Exercise brief:
Return the line containing "Clone this chart", the line containing "const W = 1024, H = 768", and every line between them, exactly as they stand. Output nothing else.

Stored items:
* * *

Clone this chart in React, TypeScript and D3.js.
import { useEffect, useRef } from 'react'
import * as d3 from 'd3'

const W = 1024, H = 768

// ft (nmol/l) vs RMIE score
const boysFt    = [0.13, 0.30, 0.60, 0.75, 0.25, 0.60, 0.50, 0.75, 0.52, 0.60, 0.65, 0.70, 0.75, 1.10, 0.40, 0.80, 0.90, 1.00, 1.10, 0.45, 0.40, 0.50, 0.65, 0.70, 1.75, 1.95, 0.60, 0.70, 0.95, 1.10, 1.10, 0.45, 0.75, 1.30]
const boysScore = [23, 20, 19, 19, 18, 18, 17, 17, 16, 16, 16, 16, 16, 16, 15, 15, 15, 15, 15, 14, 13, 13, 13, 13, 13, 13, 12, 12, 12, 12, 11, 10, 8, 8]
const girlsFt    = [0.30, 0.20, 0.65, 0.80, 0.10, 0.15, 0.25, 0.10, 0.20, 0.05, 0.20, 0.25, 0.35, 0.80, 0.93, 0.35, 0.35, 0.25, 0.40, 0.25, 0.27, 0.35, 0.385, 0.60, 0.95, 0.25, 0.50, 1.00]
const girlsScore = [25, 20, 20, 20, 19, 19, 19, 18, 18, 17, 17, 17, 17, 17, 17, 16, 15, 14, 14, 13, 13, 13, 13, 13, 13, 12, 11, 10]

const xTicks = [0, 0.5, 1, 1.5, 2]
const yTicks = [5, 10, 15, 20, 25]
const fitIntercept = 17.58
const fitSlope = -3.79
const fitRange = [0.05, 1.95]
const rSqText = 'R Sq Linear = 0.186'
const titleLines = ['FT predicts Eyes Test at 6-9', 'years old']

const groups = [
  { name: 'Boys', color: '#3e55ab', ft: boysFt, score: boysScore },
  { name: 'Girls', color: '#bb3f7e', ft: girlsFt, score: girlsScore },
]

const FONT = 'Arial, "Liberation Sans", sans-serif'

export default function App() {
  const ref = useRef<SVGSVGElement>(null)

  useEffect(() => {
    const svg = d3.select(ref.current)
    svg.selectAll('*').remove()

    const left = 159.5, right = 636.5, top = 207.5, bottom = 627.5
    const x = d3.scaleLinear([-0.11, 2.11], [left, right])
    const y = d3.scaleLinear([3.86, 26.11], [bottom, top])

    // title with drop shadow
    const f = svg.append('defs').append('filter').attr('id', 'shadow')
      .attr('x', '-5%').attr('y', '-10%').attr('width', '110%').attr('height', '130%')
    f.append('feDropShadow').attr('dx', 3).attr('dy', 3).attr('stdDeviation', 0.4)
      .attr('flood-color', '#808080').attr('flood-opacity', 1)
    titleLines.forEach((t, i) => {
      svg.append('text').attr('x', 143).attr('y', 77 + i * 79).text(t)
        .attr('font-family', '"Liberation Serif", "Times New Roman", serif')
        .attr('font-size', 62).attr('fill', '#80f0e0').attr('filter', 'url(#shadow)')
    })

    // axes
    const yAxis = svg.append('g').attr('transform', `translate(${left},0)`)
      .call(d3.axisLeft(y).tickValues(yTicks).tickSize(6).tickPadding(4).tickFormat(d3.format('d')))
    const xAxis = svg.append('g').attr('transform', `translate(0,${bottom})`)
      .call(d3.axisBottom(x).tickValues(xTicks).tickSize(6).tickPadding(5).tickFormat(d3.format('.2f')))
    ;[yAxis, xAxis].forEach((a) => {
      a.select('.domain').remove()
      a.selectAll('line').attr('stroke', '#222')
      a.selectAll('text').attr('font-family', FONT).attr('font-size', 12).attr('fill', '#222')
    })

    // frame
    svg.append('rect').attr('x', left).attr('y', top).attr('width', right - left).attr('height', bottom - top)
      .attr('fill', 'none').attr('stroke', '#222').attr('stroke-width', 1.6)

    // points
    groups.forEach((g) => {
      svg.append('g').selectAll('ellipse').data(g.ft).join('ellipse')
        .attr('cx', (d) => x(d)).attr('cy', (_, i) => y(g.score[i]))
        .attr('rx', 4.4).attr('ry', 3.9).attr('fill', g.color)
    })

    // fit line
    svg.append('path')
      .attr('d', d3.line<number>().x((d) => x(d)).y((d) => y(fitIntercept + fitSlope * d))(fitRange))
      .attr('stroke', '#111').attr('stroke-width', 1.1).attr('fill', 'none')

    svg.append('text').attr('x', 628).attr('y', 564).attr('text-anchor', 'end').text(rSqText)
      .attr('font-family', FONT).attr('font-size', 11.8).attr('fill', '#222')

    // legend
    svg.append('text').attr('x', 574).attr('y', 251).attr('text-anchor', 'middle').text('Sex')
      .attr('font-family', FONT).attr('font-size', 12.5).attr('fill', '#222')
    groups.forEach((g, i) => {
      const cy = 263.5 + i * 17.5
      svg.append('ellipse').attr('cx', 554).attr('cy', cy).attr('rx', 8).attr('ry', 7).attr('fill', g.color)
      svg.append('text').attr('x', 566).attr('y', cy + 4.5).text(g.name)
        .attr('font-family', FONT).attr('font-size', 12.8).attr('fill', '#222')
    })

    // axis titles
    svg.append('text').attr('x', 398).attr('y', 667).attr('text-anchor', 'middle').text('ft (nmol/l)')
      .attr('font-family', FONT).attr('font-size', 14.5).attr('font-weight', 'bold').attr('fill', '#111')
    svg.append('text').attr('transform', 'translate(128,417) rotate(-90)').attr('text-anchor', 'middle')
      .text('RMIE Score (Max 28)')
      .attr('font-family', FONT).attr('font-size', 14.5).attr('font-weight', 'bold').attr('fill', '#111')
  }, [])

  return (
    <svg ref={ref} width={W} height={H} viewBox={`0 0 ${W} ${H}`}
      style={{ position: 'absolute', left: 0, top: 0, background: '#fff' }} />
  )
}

* * *

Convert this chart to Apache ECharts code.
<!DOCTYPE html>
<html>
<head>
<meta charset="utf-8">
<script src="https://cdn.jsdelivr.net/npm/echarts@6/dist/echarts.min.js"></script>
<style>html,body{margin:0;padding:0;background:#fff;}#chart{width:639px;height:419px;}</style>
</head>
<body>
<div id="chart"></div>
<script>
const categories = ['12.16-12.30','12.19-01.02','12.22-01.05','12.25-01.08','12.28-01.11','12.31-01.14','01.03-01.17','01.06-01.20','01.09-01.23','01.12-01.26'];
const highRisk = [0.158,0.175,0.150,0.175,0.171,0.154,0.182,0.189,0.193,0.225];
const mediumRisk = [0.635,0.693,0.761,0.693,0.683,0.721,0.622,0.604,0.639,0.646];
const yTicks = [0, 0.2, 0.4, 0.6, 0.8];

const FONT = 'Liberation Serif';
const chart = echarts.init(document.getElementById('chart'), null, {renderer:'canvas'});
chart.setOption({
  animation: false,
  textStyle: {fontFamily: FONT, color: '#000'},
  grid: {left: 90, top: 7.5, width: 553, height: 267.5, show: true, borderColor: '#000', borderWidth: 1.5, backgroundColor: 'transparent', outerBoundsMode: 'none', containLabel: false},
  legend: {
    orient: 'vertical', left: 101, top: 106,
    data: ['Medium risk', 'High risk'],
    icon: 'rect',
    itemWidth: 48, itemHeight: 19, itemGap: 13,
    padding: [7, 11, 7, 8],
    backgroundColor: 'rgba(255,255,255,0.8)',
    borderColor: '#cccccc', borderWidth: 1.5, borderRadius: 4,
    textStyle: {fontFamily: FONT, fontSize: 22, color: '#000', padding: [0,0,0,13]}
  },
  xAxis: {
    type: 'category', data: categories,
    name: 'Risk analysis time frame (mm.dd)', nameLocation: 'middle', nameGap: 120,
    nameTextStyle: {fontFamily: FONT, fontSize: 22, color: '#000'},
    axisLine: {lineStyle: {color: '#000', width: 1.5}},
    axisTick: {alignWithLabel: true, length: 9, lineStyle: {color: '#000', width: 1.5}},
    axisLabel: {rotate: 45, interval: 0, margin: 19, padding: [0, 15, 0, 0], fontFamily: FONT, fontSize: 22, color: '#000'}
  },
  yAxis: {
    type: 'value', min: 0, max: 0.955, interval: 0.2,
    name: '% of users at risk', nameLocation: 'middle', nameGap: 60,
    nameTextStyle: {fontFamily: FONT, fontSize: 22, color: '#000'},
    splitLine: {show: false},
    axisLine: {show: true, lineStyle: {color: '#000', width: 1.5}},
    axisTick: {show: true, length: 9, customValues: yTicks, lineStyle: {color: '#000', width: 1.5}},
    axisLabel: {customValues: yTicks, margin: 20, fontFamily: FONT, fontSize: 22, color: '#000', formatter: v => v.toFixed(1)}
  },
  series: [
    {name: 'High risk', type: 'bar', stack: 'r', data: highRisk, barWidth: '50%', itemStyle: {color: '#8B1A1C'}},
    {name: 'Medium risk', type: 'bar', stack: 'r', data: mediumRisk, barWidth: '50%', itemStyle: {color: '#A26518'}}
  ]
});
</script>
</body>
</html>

* * *

Complete response:
Clone this chart in React, TypeScript and D3.js.
import { useEffect, useRef } from 'react'
import * as d3 from 'd3'

const W = 1024, H = 768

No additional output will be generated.